Although the fruits of this utopia have no yet been digested, no international body, not even the United Nations, has been able to halt the step by ill step new imperialist domination of oil nations. Key to this violent action has been the brutal killing of the man in charge. A man helped into power by them because, at first, he was a willing stooge.
One of the first of these leaders to feel the righteous hand of western "democracy and freedom" when he fell out of favour was Saddam Hussain. Once deposed after a American-led invasion, the Iraqi leader was shoved into a court of judges and lawyers hand picked by the local US administration. He faced a circus court; a show trial. Later he was hanged publicly by his jeering enemies. Even London Mayor Boris Johnson, a right-wing Conservative, called it a lynching.
The western media told us that the execution was a good thing even though capital punishment is banned in their own countries. According to this double standard, Hussain was an evil man who deserved the rope. Yet, he was the same “evil man” that Britain and America happily sold arms to so he could attack their foe, Iran. He was the same “evil man” who gassed his own people with chemical weapons supplied to him by the west.
Then there was Osama Bin Laden, an unarmed, sick old man killed by US special forces. The vile purveyor of hatred was the alleged mastermind of the devastating 9/11 attacks on America and figurehead of Al Qaida. But it is rarely mentioned that bin Laden’s mujahedeen warriors were trained by America’s covert CIA to fight the superpower Soviet Union enemy's military in Afghanistan.
After a relentless manhunt lasting more than 10 years, bin Laden, and innocent family members, were gunned down in Pakistan on May 2 this year.
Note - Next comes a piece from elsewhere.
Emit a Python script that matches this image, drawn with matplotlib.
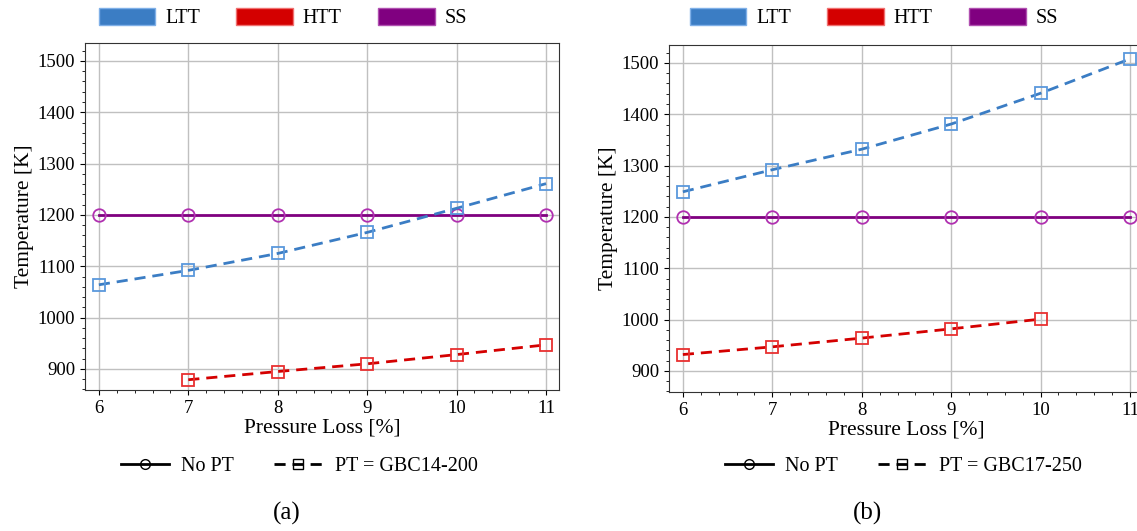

Although a prized catch, his body was mysteriously not put on display. The Americans claimed they dumped it into the ocean.
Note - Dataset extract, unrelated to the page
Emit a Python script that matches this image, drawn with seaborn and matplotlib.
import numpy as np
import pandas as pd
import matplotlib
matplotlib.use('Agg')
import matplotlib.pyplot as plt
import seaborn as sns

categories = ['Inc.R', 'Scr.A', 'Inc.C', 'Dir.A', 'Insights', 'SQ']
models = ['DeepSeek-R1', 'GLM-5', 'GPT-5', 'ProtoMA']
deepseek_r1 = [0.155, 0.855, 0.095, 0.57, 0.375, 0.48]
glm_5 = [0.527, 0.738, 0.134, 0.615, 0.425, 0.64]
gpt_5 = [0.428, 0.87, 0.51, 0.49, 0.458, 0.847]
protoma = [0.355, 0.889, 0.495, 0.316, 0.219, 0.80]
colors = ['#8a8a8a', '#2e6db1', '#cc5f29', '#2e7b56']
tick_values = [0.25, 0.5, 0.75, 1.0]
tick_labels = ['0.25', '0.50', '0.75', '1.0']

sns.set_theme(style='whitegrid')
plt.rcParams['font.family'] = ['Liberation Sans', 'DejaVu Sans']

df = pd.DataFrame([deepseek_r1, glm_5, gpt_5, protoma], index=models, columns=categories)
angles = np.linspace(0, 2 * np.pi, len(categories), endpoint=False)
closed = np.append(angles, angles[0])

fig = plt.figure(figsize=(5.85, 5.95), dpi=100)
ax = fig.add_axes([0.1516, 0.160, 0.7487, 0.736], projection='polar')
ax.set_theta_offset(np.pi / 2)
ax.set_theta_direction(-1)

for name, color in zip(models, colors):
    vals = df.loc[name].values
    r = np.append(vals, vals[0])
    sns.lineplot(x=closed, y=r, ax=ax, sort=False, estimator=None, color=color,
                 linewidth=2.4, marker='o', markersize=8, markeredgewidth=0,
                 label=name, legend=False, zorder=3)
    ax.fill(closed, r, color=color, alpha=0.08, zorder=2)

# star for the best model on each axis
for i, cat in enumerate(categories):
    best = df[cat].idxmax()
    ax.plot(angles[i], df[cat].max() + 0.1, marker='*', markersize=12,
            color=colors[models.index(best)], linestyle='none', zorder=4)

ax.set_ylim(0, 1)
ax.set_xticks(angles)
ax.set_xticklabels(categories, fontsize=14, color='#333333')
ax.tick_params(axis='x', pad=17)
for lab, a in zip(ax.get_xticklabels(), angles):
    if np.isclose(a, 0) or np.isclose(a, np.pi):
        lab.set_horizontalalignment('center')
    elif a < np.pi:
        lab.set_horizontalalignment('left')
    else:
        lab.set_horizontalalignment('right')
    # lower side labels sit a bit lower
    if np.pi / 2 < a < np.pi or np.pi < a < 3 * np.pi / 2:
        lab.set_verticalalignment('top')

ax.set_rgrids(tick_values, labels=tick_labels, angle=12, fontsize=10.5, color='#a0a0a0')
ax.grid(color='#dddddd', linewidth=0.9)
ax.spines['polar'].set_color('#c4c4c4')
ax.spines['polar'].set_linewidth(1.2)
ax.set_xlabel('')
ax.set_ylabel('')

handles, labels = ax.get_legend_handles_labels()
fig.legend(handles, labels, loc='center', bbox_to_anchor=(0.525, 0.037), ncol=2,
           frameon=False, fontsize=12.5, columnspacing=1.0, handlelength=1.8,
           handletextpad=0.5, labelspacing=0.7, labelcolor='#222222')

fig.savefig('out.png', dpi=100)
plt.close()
The point of mentioning the killing of Gadaffi, Hussain and bin Laden is not to garner sympathy for them, but rather to reflect upon the insidious commonality of their deaths.
All three state sanctioned executions were committed directly or indirectly by the west without any heed to human decency or, some would argue, international laws. Instead of pursing the "civilised" methods that the west so proudly puffs its chest out about the American superpower-led gang seems to have settled for using the same bloodthirsty methods of the very tyrants it has eliminated.
By finding shady middlemen to carry out their dirty work and applauding mob lynchings, moralising western leaders like David Cameron fend off criticism, from the human rights lobby, by crowing that “justice has been done”. And their spineless cheerleaders in the media peddle that ruthless propaganda to the public.
The lynching of Gadaffi is a stomach-churning, graphic reminder of the pit of despair the hypocritical new imperialists have put us in.
* Omar Abdul Jabar is an Arab-American student journalist.